Switches for various mechanical systems are set in a panel just ahead of the shift lever. Not only are they conveniently placed, but there are dummy switches to ease installation of aftermarket equipment such as auxiliary lighting or locking axles for extreme off-road use.
The driver faces white-faced gauges (speedometer, tachometer, engine temperature, voltage and fuel level) that are easy to read. In addition to the regular glove box ahead of the front passenger seat, there's a smaller covered storage box on top of the instrument panel in front of the driver. This area can be fitted with an accessory Garmin Quest 2 navigation unit that can be removed from the vehicle for hiking or other activities.
Cup holders are provided in the center console and all four doors. A 12-volt outlet is mounted on the switch panel ahead of the shifter; and a three-prong, grounded 115-volt power outlet in the cargo area with a switch for either 100 or 400 watts of output (the higher figure available when the vehicle is at idle).
The rear seatback splits 60/40 to optimize cargo carrying options. The rear-seat cushion tips forward and can be removed to provide a few more inches of cargo area behind the front seats. Rear-hinged rear side doors give easy access to the back seat and cargo area; for 2011, that access has been improved on the passenger side, with a front passenger seatback that folds farther forward.
The standard audio system includes a CD player and iPod and MP3 capability as well as two ceiling-mounted speakers designed to enhance the sound experience within the FJ Cruiser. The Upgrade Package includes an audio system with pair of 2.6-inch speakers mounted on the rear pillars.
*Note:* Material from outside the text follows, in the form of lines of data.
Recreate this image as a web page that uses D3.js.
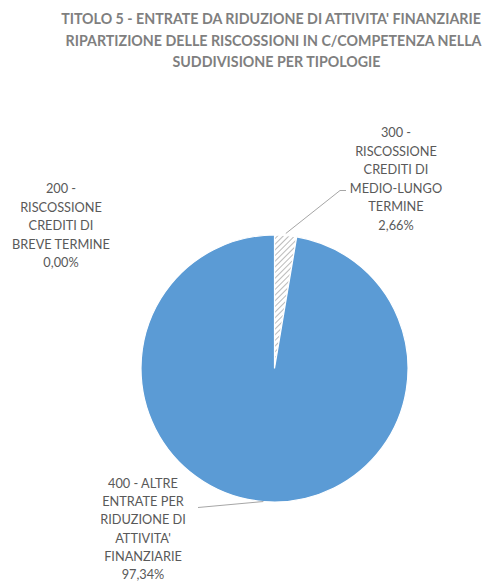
<!DOCTYPE html>
<html><head><meta charset="utf-8">
<script src="https://cdn.jsdelivr.net/npm/d3@7"></script>
<style>
html,body{margin:0;padding:0;background:#fff;}
svg{display:block;}
</style></head>
<body>
<svg id="chart" width="488" height="581"></svg>
<script>
// ---- data ----
const titleLines = [
  "TITOLO 5 - ENTRATE DA RIDUZIONE DI ATTIVITA' FINANZIARIE",
  "RIPARTIZIONE DELLE RISCOSSIONI IN C/COMPETENZA NELLA",
  "SUDDIVISIONE PER TIPOLOGIE"
];
const categories = [
  "200 - RISCOSSIONE CREDITI DI BREVE TERMINE",
  "300 - RISCOSSIONE CREDITI DI MEDIO-LUNGO TERMINE",
  "400 - ALTRE ENTRATE PER RIDUZIONE DI ATTIVITA' FINANZIARIE"
];
const values = [0.00, 2.66, 97.34];
const percentLabels = ["0,00%", "2,66%", "97,34%"];
const labelLines = [
  ["200 -", "RISCOSSIONE", "CREDITI DI", "BREVE TERMINE"],
  ["300 -", "RISCOSSIONE", "CREDITI DI", "MEDIO-LUNGO", "TERMINE"],
  ["400 - ALTRE", "ENTRATE PER", "RIDUZIONE DI", "ATTIVITA'", "FINANZIARIE"]
];

// ---- layout ----
const svg = d3.select("#chart");
const font = "Lato,'Open Sans',sans-serif";
const cx = 274.5, cy = 368.5, R = 133.5;

// fit a font size so that a sample string has a target width
function fitSize(sample, target, weight){
  const t = svg.append("text").attr("font-family",font).attr("font-weight",weight)
    .attr("font-size",20).text(sample);
  const w = t.node().getComputedTextLength();
  t.remove();
  return 20 * target / w;
}

// pattern for hatched slice
const defs = svg.append("defs");
const pat = defs.append("pattern").attr("id","hatch")
  .attr("patternUnits","userSpaceOnUse").attr("width",4).attr("height",4)
  .attr("patternTransform","rotate(45)");
pat.append("rect").attr("width",4).attr("height",4).attr("fill","#ffffff");
pat.append("line").attr("x1",0).attr("y1",0).attr("x2",0).attr("y2",4)
  .attr("stroke","#b3b3b3").attr("stroke-width",1.8);

const fills = ["#a5a5a5", "url(#hatch)", "#5b9bd5"];

// title
const titleSize = fitSize(titleLines[0], 420, "bold");
const titleX = [271, 273.5, 276.5];
const title = svg.append("g");
titleLines.forEach((t,i)=>{
  title.append("text").attr("x",titleX[i]).attr("y",24 + i*21.5)
    .attr("text-anchor","middle").attr("font-family",font)
    .attr("font-weight","bold").attr("font-size",titleSize).attr("fill","#7f7f7f").text(t);
});

// pie
const pie = d3.pie().sort(null).value(d=>d)(values);
const arc = d3.arc().innerRadius(0).outerRadius(R);
const g = svg.append("g").attr("transform",`translate(${cx},${cy})`);
g.selectAll("path").data(pie).join("path")
  .attr("d",arc)
  .attr("fill",(d,i)=>fills[i])
  .attr("stroke","#ffffff").attr("stroke-width",1.2);

// leader lines
const pt = (a, r) => [cx + r*Math.sin(a), cy - r*Math.cos(a)];
function mid(d){ return (d.startAngle + d.endAngle)/2; }
const p1 = pt(mid(pie[1]), R+2);
svg.append("polyline")
  .attr("points", [p1, [340,190.5], [346,190.5]].map(p=>p.join(",")).join(" "))
  .attr("fill","none").attr("stroke","#a6a6a6").attr("stroke-width",1);
const p2 = pt(mid(pie[2]), R);
svg.append("polyline")
  .attr("points", [p2, [198,507.5]].map(p=>p.join(",")).join(" "))
  .attr("fill","none").attr("stroke","#a6a6a6").attr("stroke-width",1);

// data labels
const labelSize = fitSize("BREVE TERMINE", 98, "normal");
const labelPos = [ {x:61, y:193, dy:18.6}, {x:396, y:137, dy:18.6}, {x:143, y:488, dy:18.2} ];
labelLines.forEach((lines,i)=>{
  const all = lines.concat([percentLabels[i]]);
  const t = svg.append("text").attr("text-anchor","middle")
    .attr("font-family",font).attr("font-size",labelSize).attr("fill","#595959");
  all.forEach((l,j)=>{
    t.append("tspan").attr("x",labelPos[i].x).attr("y",labelPos[i].y + j*labelPos[i].dy).text(l);
  });
});
</script>
</body></html>
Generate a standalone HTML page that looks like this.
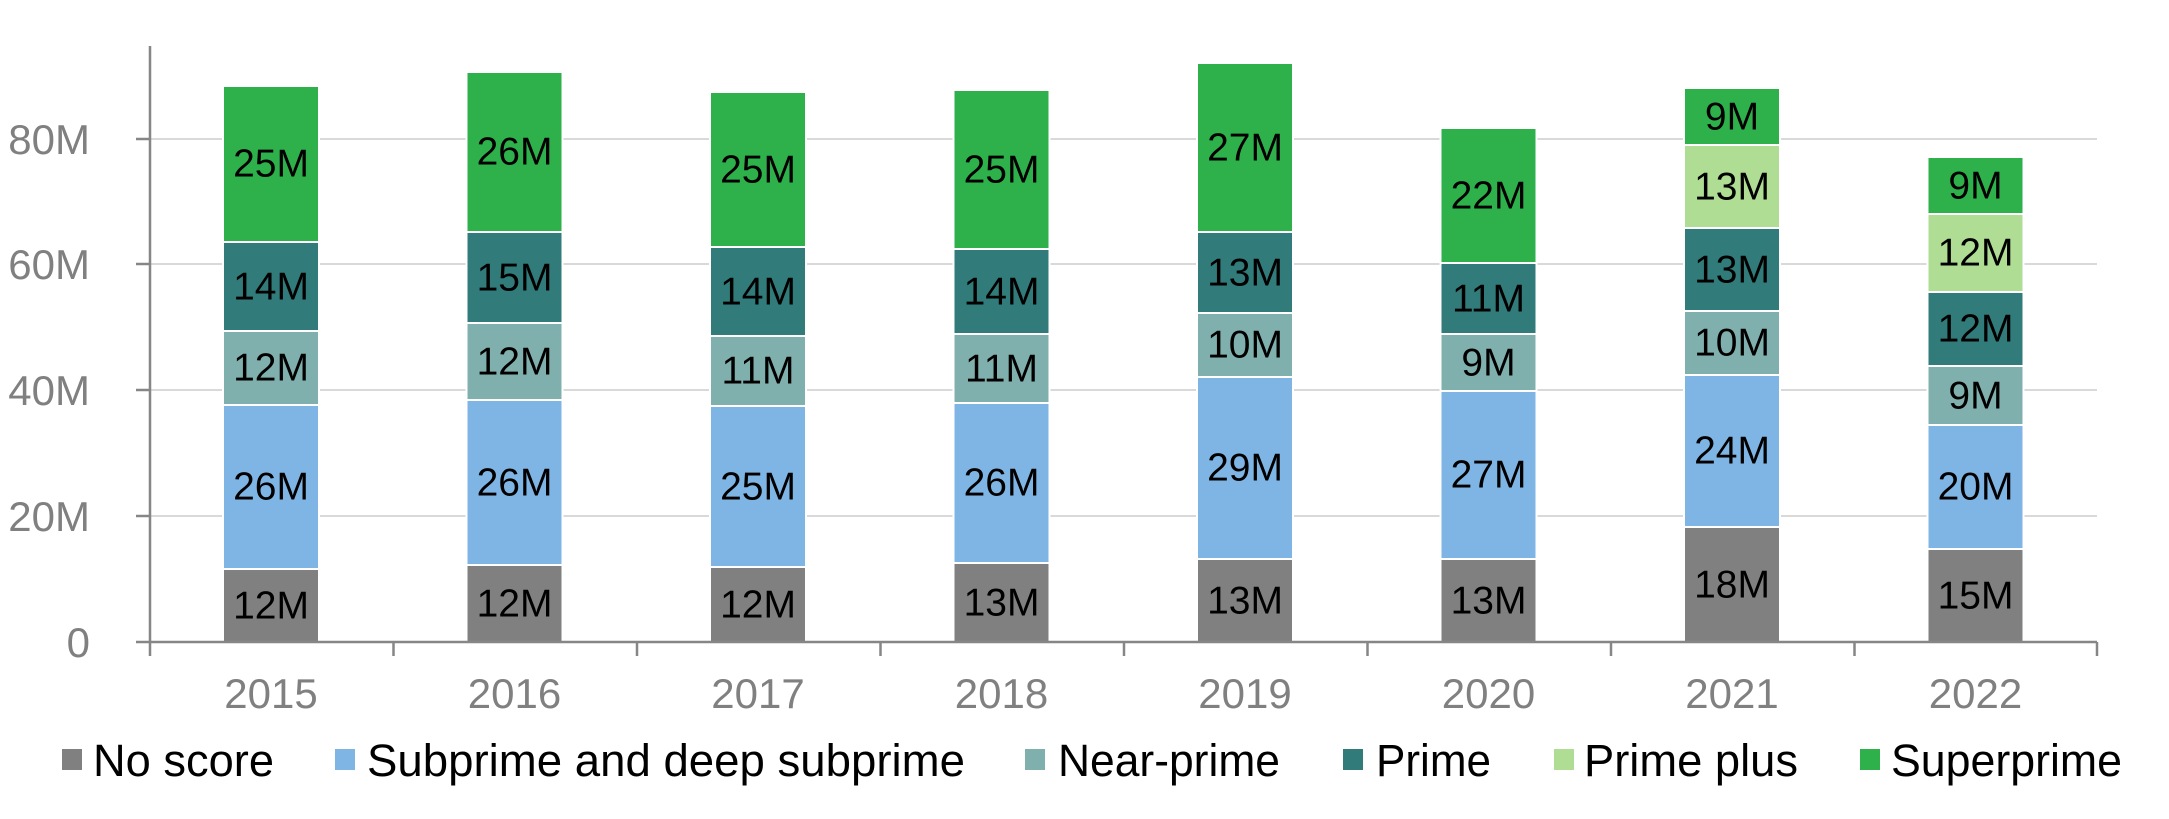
<!DOCTYPE html>
<html><head><meta charset="utf-8"><style>
html,body{margin:0;padding:0;background:#fff;}
svg{display:block;font-family:"Liberation Sans",Arial,sans-serif;}
.d{font-size:39px;fill:#000;text-anchor:middle;dominant-baseline:central;}
.ax{font-size:42px;fill:#808080;}
.lg{font-size:45px;fill:#000;}
</style></head><body>
<svg width="2169" height="819" viewBox="0 0 2169 819">
<g stroke="#d9d9d9" stroke-width="2">
<line x1="150" y1="516" x2="2097" y2="516"/>
<line x1="150" y1="390" x2="2097" y2="390"/>
<line x1="150" y1="264" x2="2097" y2="264"/>
<line x1="150" y1="139" x2="2097" y2="139"/>
</g>
<g stroke="#fff" stroke-width="2">
<rect x="223" y="569" width="96" height="73" fill="#808080"/>
<rect x="223" y="405" width="96" height="164" fill="#7fb5e4"/>
<rect x="223" y="331" width="96" height="74" fill="#80b0ad"/>
<rect x="223" y="242" width="96" height="89" fill="#317b7a"/>
<rect x="223" y="86" width="96" height="156" fill="#2eb14b"/>
<rect x="466.5" y="565" width="96" height="77" fill="#808080"/>
<rect x="466.5" y="400" width="96" height="165" fill="#7fb5e4"/>
<rect x="466.5" y="323" width="96" height="77" fill="#80b0ad"/>
<rect x="466.5" y="232" width="96" height="91" fill="#317b7a"/>
<rect x="466.5" y="72" width="96" height="160" fill="#2eb14b"/>
<rect x="710" y="567" width="96" height="75" fill="#808080"/>
<rect x="710" y="406" width="96" height="161" fill="#7fb5e4"/>
<rect x="710" y="336" width="96" height="70" fill="#80b0ad"/>
<rect x="710" y="247" width="96" height="89" fill="#317b7a"/>
<rect x="710" y="92" width="96" height="155" fill="#2eb14b"/>
<rect x="953.5" y="563" width="96" height="79" fill="#808080"/>
<rect x="953.5" y="403" width="96" height="160" fill="#7fb5e4"/>
<rect x="953.5" y="334" width="96" height="69" fill="#80b0ad"/>
<rect x="953.5" y="249" width="96" height="85" fill="#317b7a"/>
<rect x="953.5" y="90" width="96" height="159" fill="#2eb14b"/>
<rect x="1197" y="559" width="96" height="83" fill="#808080"/>
<rect x="1197" y="377" width="96" height="182" fill="#7fb5e4"/>
<rect x="1197" y="313" width="96" height="64" fill="#80b0ad"/>
<rect x="1197" y="232" width="96" height="81" fill="#317b7a"/>
<rect x="1197" y="63" width="96" height="169" fill="#2eb14b"/>
<rect x="1440.5" y="559" width="96" height="83" fill="#808080"/>
<rect x="1440.5" y="391" width="96" height="168" fill="#7fb5e4"/>
<rect x="1440.5" y="334" width="96" height="57" fill="#80b0ad"/>
<rect x="1440.5" y="263" width="96" height="71" fill="#317b7a"/>
<rect x="1440.5" y="128" width="96" height="135" fill="#2eb14b"/>
<rect x="1684" y="527" width="96" height="115" fill="#808080"/>
<rect x="1684" y="375" width="96" height="152" fill="#7fb5e4"/>
<rect x="1684" y="311" width="96" height="64" fill="#80b0ad"/>
<rect x="1684" y="228" width="96" height="83" fill="#317b7a"/>
<rect x="1684" y="145" width="96" height="83" fill="#aedd93"/>
<rect x="1684" y="88" width="96" height="57" fill="#2eb14b"/>
<rect x="1927.5" y="549" width="96" height="93" fill="#808080"/>
<rect x="1927.5" y="425" width="96" height="124" fill="#7fb5e4"/>
<rect x="1927.5" y="366" width="96" height="59" fill="#80b0ad"/>
<rect x="1927.5" y="292" width="96" height="74" fill="#317b7a"/>
<rect x="1927.5" y="214" width="96" height="78" fill="#aedd93"/>
<rect x="1927.5" y="157" width="96" height="57" fill="#2eb14b"/>
</g>
<g class="d">
<text x="271" y="606">12M</text><text x="271" y="487">26M</text><text x="271" y="368">12M</text><text x="271" y="287">14M</text><text x="271" y="164">25M</text>
<text x="514.5" y="604">12M</text><text x="514.5" y="483">26M</text><text x="514.5" y="362">12M</text><text x="514.5" y="278">15M</text><text x="514.5" y="152">26M</text>
<text x="758" y="605">12M</text><text x="758" y="487">25M</text><text x="758" y="371">11M</text><text x="758" y="292">14M</text><text x="758" y="170">25M</text>
<text x="1001.5" y="603">13M</text><text x="1001.5" y="483">26M</text><text x="1001.5" y="369">11M</text><text x="1001.5" y="292">14M</text><text x="1001.5" y="170">25M</text>
<text x="1245" y="601">13M</text><text x="1245" y="468">29M</text><text x="1245" y="345">10M</text><text x="1245" y="273">13M</text><text x="1245" y="148">27M</text>
<text x="1488.5" y="601">13M</text><text x="1488.5" y="475">27M</text><text x="1488.5" y="363">9M</text><text x="1488.5" y="299">11M</text><text x="1488.5" y="196">22M</text>
<text x="1732" y="585">18M</text><text x="1732" y="451">24M</text><text x="1732" y="343">10M</text><text x="1732" y="270">13M</text><text x="1732" y="187">13M</text><text x="1732" y="117">9M</text>
<text x="1975.5" y="596">15M</text><text x="1975.5" y="487">20M</text><text x="1975.5" y="396">9M</text><text x="1975.5" y="329">12M</text><text x="1975.5" y="253">12M</text><text x="1975.5" y="186">9M</text>
</g>
<g stroke="#868686" stroke-width="2.5">
<line x1="150" y1="46" x2="150" y2="656"/>
<line x1="136" y1="642" x2="2097" y2="642"/>
<line x1="136" y1="516" x2="150" y2="516"/>
<line x1="136" y1="390" x2="150" y2="390"/>
<line x1="136" y1="264" x2="150" y2="264"/>
<line x1="136" y1="139" x2="150" y2="139"/>
<line x1="393.5" y1="642" x2="393.5" y2="656"/>
<line x1="637" y1="642" x2="637" y2="656"/>
<line x1="880.5" y1="642" x2="880.5" y2="656"/>
<line x1="1124" y1="642" x2="1124" y2="656"/>
<line x1="1367.5" y1="642" x2="1367.5" y2="656"/>
<line x1="1611" y1="642" x2="1611" y2="656"/>
<line x1="1854.5" y1="642" x2="1854.5" y2="656"/>
<line x1="2097" y1="642" x2="2097" y2="656"/>
</g>
<g class="ax" text-anchor="end">
<text x="90" y="657">0</text>
<text x="90" y="531">20M</text>
<text x="90" y="405">40M</text>
<text x="90" y="279">60M</text>
<text x="90" y="154">80M</text>
</g>
<g class="ax" text-anchor="middle">
<text x="271" y="708">2015</text><text x="514.5" y="708">2016</text><text x="758" y="708">2017</text><text x="1001.5" y="708">2018</text>
<text x="1245" y="708">2019</text><text x="1488.5" y="708">2020</text><text x="1732" y="708">2021</text><text x="1975.5" y="708">2022</text>
</g>
<rect x="62" y="749" width="20" height="21" fill="#808080"/>
<rect x="335" y="749" width="20" height="21" fill="#7fb5e4"/>
<rect x="1025" y="749" width="20" height="21" fill="#80b0ad"/>
<rect x="1343" y="749" width="20" height="21" fill="#317b7a"/>
<rect x="1554" y="749" width="20" height="21" fill="#aedd93"/>
<rect x="1860" y="749" width="20" height="21" fill="#2eb14b"/>
<g class="lg">
<text x="93" y="776" textLength="181" lengthAdjust="spacingAndGlyphs">No score</text>
<text x="367" y="776" textLength="598" lengthAdjust="spacingAndGlyphs">Subprime and deep subprime</text>
<text x="1058" y="776" textLength="222" lengthAdjust="spacingAndGlyphs">Near-prime</text>
<text x="1376" y="776" textLength="115" lengthAdjust="spacingAndGlyphs">Prime</text>
<text x="1584" y="776" textLength="214" lengthAdjust="spacingAndGlyphs">Prime plus</text>
<text x="1891" y="776" textLength="231" lengthAdjust="spacingAndGlyphs">Superprime</text>
</g>
</svg>
</body></html>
Because the FJ Cruiser has wide C-pillars that may interfere with the driver's rearward vision, a rear sonar system and a rearview camera are included in the Convenience Package, to warn the driver of the proximity of objects when the transmission is in Reverse. We had no trouble parking the FJ in urban settings on our test drive, nor did we have to move into strange positions to see stoplights through the upright windshield.